Set task ::
Transcribe every line from the top down to the line with "ax2 = ax.twinx()", both ends included, but not the pictures.

######

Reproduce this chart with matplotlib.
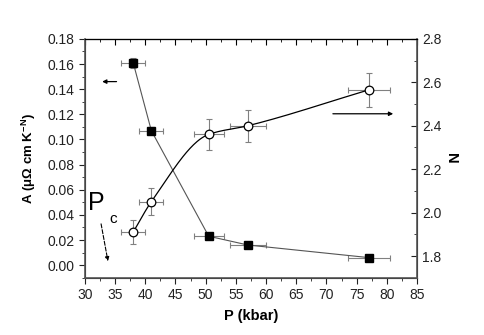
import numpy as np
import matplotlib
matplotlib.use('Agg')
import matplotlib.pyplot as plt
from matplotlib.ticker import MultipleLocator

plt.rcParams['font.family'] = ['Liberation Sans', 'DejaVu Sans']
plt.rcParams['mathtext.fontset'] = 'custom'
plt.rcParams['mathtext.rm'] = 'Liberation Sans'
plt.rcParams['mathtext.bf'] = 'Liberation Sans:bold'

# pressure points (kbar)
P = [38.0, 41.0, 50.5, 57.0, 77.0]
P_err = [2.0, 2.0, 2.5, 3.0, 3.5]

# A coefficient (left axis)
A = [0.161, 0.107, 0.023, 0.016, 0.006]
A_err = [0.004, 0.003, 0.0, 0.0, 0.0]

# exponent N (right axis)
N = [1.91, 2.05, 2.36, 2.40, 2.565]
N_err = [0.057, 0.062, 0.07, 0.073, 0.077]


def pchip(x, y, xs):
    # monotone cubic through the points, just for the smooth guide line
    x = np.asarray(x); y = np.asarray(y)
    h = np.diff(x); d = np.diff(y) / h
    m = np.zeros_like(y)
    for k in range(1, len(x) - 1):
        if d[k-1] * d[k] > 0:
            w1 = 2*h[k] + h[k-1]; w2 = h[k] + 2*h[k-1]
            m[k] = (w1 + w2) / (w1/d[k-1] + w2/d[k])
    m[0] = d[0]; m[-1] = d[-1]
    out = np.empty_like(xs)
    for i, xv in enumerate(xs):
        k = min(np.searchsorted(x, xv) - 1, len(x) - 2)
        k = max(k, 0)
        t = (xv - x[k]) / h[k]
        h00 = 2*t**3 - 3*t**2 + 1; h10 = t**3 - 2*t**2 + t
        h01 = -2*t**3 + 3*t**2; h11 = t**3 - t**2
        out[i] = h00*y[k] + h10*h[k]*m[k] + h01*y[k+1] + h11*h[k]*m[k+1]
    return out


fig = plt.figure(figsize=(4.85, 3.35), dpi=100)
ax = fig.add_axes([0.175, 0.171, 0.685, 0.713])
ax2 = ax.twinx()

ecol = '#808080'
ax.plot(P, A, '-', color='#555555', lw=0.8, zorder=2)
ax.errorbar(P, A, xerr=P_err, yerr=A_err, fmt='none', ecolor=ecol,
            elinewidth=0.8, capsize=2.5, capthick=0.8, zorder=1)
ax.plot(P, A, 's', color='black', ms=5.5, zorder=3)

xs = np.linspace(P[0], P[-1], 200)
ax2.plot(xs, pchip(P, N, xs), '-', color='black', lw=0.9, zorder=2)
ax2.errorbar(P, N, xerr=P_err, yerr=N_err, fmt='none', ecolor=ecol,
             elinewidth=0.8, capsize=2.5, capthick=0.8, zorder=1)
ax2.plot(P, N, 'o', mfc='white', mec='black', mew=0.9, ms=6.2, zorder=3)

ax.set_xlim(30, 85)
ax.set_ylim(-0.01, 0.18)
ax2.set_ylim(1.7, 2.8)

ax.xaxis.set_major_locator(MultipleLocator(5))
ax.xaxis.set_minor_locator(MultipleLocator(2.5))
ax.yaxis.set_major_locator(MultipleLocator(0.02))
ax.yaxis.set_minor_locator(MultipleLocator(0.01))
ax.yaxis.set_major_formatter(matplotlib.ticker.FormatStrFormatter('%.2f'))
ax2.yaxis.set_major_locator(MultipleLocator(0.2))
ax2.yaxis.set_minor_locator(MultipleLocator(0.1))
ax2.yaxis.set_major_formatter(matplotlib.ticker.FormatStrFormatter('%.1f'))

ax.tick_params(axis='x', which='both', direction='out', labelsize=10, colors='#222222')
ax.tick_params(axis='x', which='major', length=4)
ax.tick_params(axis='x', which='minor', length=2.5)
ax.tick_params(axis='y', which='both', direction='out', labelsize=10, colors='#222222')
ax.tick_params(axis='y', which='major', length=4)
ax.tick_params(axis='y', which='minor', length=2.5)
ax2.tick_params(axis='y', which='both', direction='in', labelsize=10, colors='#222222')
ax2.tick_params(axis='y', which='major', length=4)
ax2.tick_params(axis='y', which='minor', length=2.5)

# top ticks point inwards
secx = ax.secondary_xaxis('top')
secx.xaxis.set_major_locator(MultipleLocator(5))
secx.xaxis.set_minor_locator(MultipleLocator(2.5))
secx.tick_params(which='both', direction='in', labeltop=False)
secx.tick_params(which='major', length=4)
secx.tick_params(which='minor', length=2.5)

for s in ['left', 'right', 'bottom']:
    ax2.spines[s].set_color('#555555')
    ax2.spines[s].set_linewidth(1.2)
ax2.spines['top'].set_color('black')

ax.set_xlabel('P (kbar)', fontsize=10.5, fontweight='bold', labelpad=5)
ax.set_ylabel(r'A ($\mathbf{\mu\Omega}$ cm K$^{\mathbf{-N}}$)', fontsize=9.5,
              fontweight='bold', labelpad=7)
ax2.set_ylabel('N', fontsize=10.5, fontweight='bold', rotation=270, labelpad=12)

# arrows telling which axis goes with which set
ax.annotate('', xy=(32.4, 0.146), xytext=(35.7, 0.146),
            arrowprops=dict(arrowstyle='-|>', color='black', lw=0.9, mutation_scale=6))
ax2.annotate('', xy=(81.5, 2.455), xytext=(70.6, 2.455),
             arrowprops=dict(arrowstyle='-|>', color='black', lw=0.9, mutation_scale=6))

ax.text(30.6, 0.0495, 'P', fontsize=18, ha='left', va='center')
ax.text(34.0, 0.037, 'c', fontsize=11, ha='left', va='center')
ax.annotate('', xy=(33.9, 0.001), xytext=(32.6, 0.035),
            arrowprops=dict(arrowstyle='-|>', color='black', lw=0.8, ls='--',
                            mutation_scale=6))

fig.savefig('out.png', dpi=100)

######

The result ::
Reproduce this chart with matplotlib.
import numpy as np
import matplotlib
matplotlib.use('Agg')
import matplotlib.pyplot as plt
from matplotlib.ticker import MultipleLocator

plt.rcParams['font.family'] = ['Liberation Sans', 'DejaVu Sans']
plt.rcParams['mathtext.fontset'] = 'custom'
plt.rcParams['mathtext.rm'] = 'Liberation Sans'
plt.rcParams['mathtext.bf'] = 'Liberation Sans:bold'

# pressure points (kbar)
P = [38.0, 41.0, 50.5, 57.0, 77.0]
P_err = [2.0, 2.0, 2.5, 3.0, 3.5]

# A coefficient (left axis)
A = [0.161, 0.107, 0.023, 0.016, 0.006]
A_err = [0.004, 0.003, 0.0, 0.0, 0.0]

# exponent N (right axis)
N = [1.91, 2.05, 2.36, 2.40, 2.565]
N_err = [0.057, 0.062, 0.07, 0.073, 0.077]


def pchip(x, y, xs):
    # monotone cubic through the points, just for the smooth guide line
    x = np.asarray(x); y = np.asarray(y)
    h = np.diff(x); d = np.diff(y) / h
    m = np.zeros_like(y)
    for k in range(1, len(x) - 1):
        if d[k-1] * d[k] > 0:
            w1 = 2*h[k] + h[k-1]; w2 = h[k] + 2*h[k-1]
            m[k] = (w1 + w2) / (w1/d[k-1] + w2/d[k])
    m[0] = d[0]; m[-1] = d[-1]
    out = np.empty_like(xs)
    for i, xv in enumerate(xs):
        k = min(np.searchsorted(x, xv) - 1, len(x) - 2)
        k = max(k, 0)
        t = (xv - x[k]) / h[k]
        h00 = 2*t**3 - 3*t**2 + 1; h10 = t**3 - 2*t**2 + t
        h01 = -2*t**3 + 3*t**2; h11 = t**3 - t**2
        out[i] = h00*y[k] + h10*h[k]*m[k] + h01*y[k+1] + h11*h[k]*m[k+1]
    return out


fig = plt.figure(figsize=(4.85, 3.35), dpi=100)
ax = fig.add_axes([0.175, 0.171, 0.685, 0.713])
ax2 = ax.twinx()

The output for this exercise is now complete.